The execution of the second mortgage, and the payment of the cotton, may be explained on the same principle. The influence of Lee over Thompson, and the plighted friendship of the former, continued unbroken through those two transactions. Indeed, the payment of the cotton was in strict compliance with the alleged verbal agreement.

We feel it our duty, then, to declare, as the result of the evidence found in the record, that the,defendant has failed to show a ratification by the complainant of the original contract in this case. Thompson had unbounded confidence in Lee; Lee fostered and encouraged that confidence — held out to the feeble old man the strongest hopes; and the proof shows that he did not keep the influence he exerted over Thompson “free from the taint of selfish interest.” We think the entire transaction, disastrous in its results as it was rapid in its consumma*307tion, receives its complexion from the last act, which left the complainant destitute.

The deed of gift from Lee, in trust for Mrs. Thompson, secures a vested remainder in the children of the latter. Those children are not made parties to this suit, and hence no relief can be granted as to the five slaves thereby conveyed. Lee, having voluntarily settled them on Mrs. Thompson, with the knowledge and approbation of Mr. Thompson, should not be held accountable for them.

[5.] The conclusions we have attained, render it unnecessary and improper that the heirs of Thomas M. Thompson should be parties to the revivor. The administrator alone, John E. Thompson, is a necessary party; and this suit is, therefore, revived in his name as such administrator.

The decree of the chancellor is reversed; and this court, proceeding to render such decree as the chancery court should have rendered, doth hereby order and decree, that the contract for the purchase of said lands, the notes given for the purchase-money, and the two several mortgages executed by Thompson to Lee to secure the purchase-money, are hereby vacated, annulled and avoided. The conveyance of the slaves by Thompson to Lee, to the extent of the twelve slaves received and retained by Lee, is also set aside, vacated and annulled.

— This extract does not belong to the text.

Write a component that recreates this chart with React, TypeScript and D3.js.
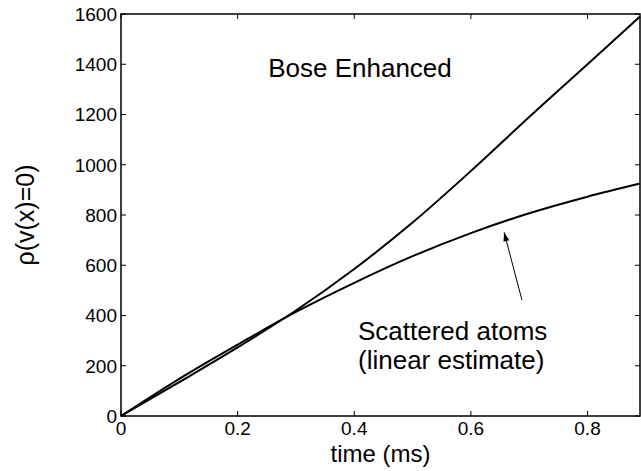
import { useEffect, useRef } from 'react';
import * as d3 from 'd3';

// values
const times = [0, 0.1, 0.2, 0.3, 0.4, 0.5, 0.6, 0.7, 0.8, 0.89];
const bose = [0, 135, 273, 420, 585, 770, 975, 1190, 1400, 1590];
const scattered = [0, 148, 284, 414, 530, 636, 728, 807, 873, 925];
const xTicks = [0, 0.2, 0.4, 0.6, 0.8];
const yTicks = [0, 200, 400, 600, 800, 1000, 1200, 1400, 1600];
const arrowFrom = [0.6875, 462];
const arrowTo = [0.657, 731];

const W = 641;
const H = 471;
const FONT = "'Liberation Sans', Arial, Helvetica, sans-serif";

export default function App() {
  const svgRef = useRef<SVGSVGElement>(null);

  useEffect(() => {
    if (!svgRef.current) return;
    const root = d3.select(svgRef.current);
    root.selectAll('*').remove();

    const margin = { top: 14, right: 1, bottom: 55, left: 121 };
    const width = W - margin.left - margin.right;
    const height = H - margin.top - margin.bottom;

    const svg = root.append('g').attr('transform', `translate(${margin.left},${margin.top})`);

    const x = d3.scaleLinear().domain([0, 0.89]).range([0, width]);
    const y = d3.scaleLinear().domain([0, 1600]).range([height, 0]);
    const tick = 5;

    // frame
    svg
      .append('rect')
      .attr('width', width)
      .attr('height', height)
      .attr('fill', 'none')
      .attr('stroke', '#000')
      .attr('stroke-width', 1.5);

    // inward ticks, all four sides
    const tg = svg.append('g').attr('stroke', '#000').attr('stroke-width', 1);
    xTicks.forEach(t => {
      tg.append('line').attr('x1', x(t)).attr('x2', x(t)).attr('y1', height).attr('y2', height - tick);
      tg.append('line').attr('x1', x(t)).attr('x2', x(t)).attr('y1', 0).attr('y2', tick);
    });
    yTicks.forEach(t => {
      tg.append('line').attr('x1', 0).attr('x2', tick).attr('y1', y(t)).attr('y2', y(t));
      tg.append('line').attr('x1', width).attr('x2', width - tick).attr('y1', y(t)).attr('y2', y(t));
    });

    // tick labels
    svg
      .selectAll('.xl')
      .data(xTicks)
      .enter()
      .append('text')
      .attr('x', d => x(d))
      .attr('y', height + 19)
      .attr('text-anchor', 'middle')
      .style('font', `19px ${FONT}`)
      .text(d => String(d));

    svg
      .selectAll('.yl')
      .data(yTicks)
      .enter()
      .append('text')
      .attr('x', -4)
      .attr('y', d => y(d))
      .attr('dy', '0.36em')
      .attr('text-anchor', 'end')
      .style('font', `19px ${FONT}`)
      .text(d => String(d));

    // axis labels
    svg
      .append('text')
      .attr('x', width / 2)
      .attr('y', height + 46)
      .attr('text-anchor', 'middle')
      .style('font', `24px ${FONT}`)
      .text('time (ms)');

    svg
      .append('text')
      .attr('transform', `translate(${34 - margin.left},${height / 2}) rotate(-90)`)
      .attr('text-anchor', 'middle')
      .style('font', `25px ${FONT}`)
      .text('ρ(v(x)=0)');

    // curves
    const line = d3
      .line<number>()
      .x((d, i) => x(times[i]))
      .y(d => y(d))
      .curve(d3.curveCatmullRom);

    [bose, scattered].forEach(s => {
      svg
        .append('path')
        .datum(s)
        .attr('d', line)
        .attr('fill', 'none')
        .attr('stroke', '#000')
        .attr('stroke-width', 2);
    });

    // annotations
    svg
      .append('text')
      .attr('x', 360 - margin.left)
      .attr('y', 77 - margin.top)
      .attr('text-anchor', 'middle')
      .style('font', `26px ${FONT}`)
      .text('Bose Enhanced');

    svg
      .append('text')
      .attr('x', 358 - margin.left)
      .attr('y', 340 - margin.top)
      .style('font', `26px ${FONT}`)
      .text('Scattered atoms');
    svg
      .append('text')
      .attr('x', 358 - margin.left)
      .attr('y', 369 - margin.top)
      .style('font', `26px ${FONT}`)
      .text('(linear estimate)');

    // arrow
    const x1 = x(arrowFrom[0]), y1 = y(arrowFrom[1]);
    const x2 = x(arrowTo[0]), y2 = y(arrowTo[1]);
    svg
      .append('line')
      .attr('x1', x1)
      .attr('y1', y1)
      .attr('x2', x2)
      .attr('y2', y2)
      .attr('stroke', '#000')
      .attr('stroke-width', 1);
    const ang = Math.atan2(y2 - y1, x2 - x1);
    const len = 9, half = 3;
    const bx = x2 - len * Math.cos(ang), by = y2 - len * Math.sin(ang);
    const px = -Math.sin(ang) * half, py = Math.cos(ang) * half;
    svg
      .append('path')
      .attr('d', `M${x2},${y2}L${bx + px},${by + py}L${bx - px},${by - py}Z`)
      .attr('fill', '#000');
  }, []);

  return (
    <div style={{ position: 'fixed', left: 0, top: 0, background: '#fff' }}>
      <svg ref={svgRef} width={W} height={H} style={{ display: 'block' }}></svg>
    </div>
  );
}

, The registrar will take and state an account, charging Lee with the value of such of said twelve slaves as he disposed of before this bill was filed, with interest on that value. The complainant has the option of taking the price for which Lee sold the slaves, or the value at the time of the conversion, to be ascertained by the registrar. Williams v. Crum, 27 Ala. 468; Craft v. Bullard, 1 Smedes & Marsh. 366. If the complainant elect to take the value at the time of the conversion, and that conversion be fixed at the time of the sale; or, if he take the price for which Lee sold the property, then Lee must be charged with reasonable hire for the slaves while they were in his possession, and interest upon it.

Such of the slaves as remained in the possession of said Lee at the filing of the bill, and their increase, if they can *308be obtained, it is ordered, adjudged, and decreed, that the complainant recover of the said defendant, together with reasonable hire therefor; or the value of such slaves with interest, if said slaves can not be obtained.

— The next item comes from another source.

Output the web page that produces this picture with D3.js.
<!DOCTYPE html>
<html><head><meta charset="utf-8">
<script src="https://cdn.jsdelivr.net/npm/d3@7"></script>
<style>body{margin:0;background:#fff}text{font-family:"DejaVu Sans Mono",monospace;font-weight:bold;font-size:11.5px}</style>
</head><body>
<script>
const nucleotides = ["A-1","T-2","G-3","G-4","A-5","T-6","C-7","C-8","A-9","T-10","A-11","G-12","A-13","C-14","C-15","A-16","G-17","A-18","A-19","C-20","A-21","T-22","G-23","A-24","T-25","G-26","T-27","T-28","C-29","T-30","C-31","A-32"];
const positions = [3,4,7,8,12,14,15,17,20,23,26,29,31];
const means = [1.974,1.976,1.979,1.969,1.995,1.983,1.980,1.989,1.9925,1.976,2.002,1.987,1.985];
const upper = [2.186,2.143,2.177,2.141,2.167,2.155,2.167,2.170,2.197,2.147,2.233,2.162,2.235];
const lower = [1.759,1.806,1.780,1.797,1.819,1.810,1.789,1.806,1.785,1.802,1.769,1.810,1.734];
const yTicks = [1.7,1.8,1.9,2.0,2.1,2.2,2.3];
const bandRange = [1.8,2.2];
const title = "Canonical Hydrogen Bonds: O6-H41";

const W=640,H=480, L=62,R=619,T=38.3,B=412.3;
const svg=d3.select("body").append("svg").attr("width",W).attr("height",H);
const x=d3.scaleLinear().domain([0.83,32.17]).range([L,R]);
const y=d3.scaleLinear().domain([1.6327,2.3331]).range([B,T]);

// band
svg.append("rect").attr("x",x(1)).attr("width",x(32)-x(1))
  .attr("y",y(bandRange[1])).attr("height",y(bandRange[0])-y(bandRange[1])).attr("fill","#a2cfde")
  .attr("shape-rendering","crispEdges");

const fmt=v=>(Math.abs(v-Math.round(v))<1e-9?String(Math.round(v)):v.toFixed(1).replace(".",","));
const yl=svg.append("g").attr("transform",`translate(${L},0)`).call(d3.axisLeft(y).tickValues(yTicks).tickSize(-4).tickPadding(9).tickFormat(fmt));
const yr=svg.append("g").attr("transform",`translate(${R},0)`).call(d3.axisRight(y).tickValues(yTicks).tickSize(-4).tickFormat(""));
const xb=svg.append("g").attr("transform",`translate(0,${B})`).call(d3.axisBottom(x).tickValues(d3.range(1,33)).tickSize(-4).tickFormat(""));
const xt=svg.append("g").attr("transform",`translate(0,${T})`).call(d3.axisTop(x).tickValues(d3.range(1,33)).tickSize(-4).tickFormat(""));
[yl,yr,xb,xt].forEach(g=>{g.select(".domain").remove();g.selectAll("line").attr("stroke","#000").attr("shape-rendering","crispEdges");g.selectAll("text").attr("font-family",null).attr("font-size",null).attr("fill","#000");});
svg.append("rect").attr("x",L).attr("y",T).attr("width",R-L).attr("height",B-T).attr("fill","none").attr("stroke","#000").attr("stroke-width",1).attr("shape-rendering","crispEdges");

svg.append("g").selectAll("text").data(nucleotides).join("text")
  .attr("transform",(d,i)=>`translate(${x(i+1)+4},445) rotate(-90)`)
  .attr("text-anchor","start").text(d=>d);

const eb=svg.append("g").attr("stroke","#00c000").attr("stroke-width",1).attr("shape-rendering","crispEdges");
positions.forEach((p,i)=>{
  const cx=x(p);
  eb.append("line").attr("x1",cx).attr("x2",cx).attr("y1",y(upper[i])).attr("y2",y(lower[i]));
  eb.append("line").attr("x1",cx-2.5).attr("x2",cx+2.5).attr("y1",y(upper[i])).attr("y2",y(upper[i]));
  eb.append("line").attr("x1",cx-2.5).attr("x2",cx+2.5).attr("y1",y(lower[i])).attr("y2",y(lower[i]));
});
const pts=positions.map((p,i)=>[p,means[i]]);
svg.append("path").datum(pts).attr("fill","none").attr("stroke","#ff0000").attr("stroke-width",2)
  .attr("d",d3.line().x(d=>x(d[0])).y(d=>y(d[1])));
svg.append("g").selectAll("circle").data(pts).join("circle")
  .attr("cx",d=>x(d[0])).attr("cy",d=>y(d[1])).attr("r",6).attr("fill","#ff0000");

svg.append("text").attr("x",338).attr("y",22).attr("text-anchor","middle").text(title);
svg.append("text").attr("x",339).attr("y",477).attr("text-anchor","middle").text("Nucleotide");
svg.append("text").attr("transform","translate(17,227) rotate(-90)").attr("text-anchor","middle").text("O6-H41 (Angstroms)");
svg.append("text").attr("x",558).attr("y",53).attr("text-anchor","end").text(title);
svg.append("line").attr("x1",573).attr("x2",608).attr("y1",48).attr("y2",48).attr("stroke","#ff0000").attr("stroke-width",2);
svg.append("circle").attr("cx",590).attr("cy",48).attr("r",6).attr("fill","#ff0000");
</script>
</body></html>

Lee must also be charged with whatever money and other property he has received from the complainant, and not otherwise accounted for, with interest upon it. The complainant must be charged with reasonable rent for the land while in his possession, and interest upon it. He must also be charged with the two small notes he owed to Lee on other transactions, the payment made by Lee on the Alexander debt, and any other debts of Thompson paid by Lee with the privity and consent of the former; with interest on these several sums. Thompson must be credited with the value of any permanent and valuable improvements placed on the land by him, ■and with a reasonable price for his labor and materials in planting a crop of oats, and preparing the ground in the spring of 1845, with interest on these items.

In taking the account, the registrar will consult the pleadings and proofs on file, and such other legal evidence as may be offered.

Let the costs of this appeal and the costs of the court below be paid, by the defendant Lee.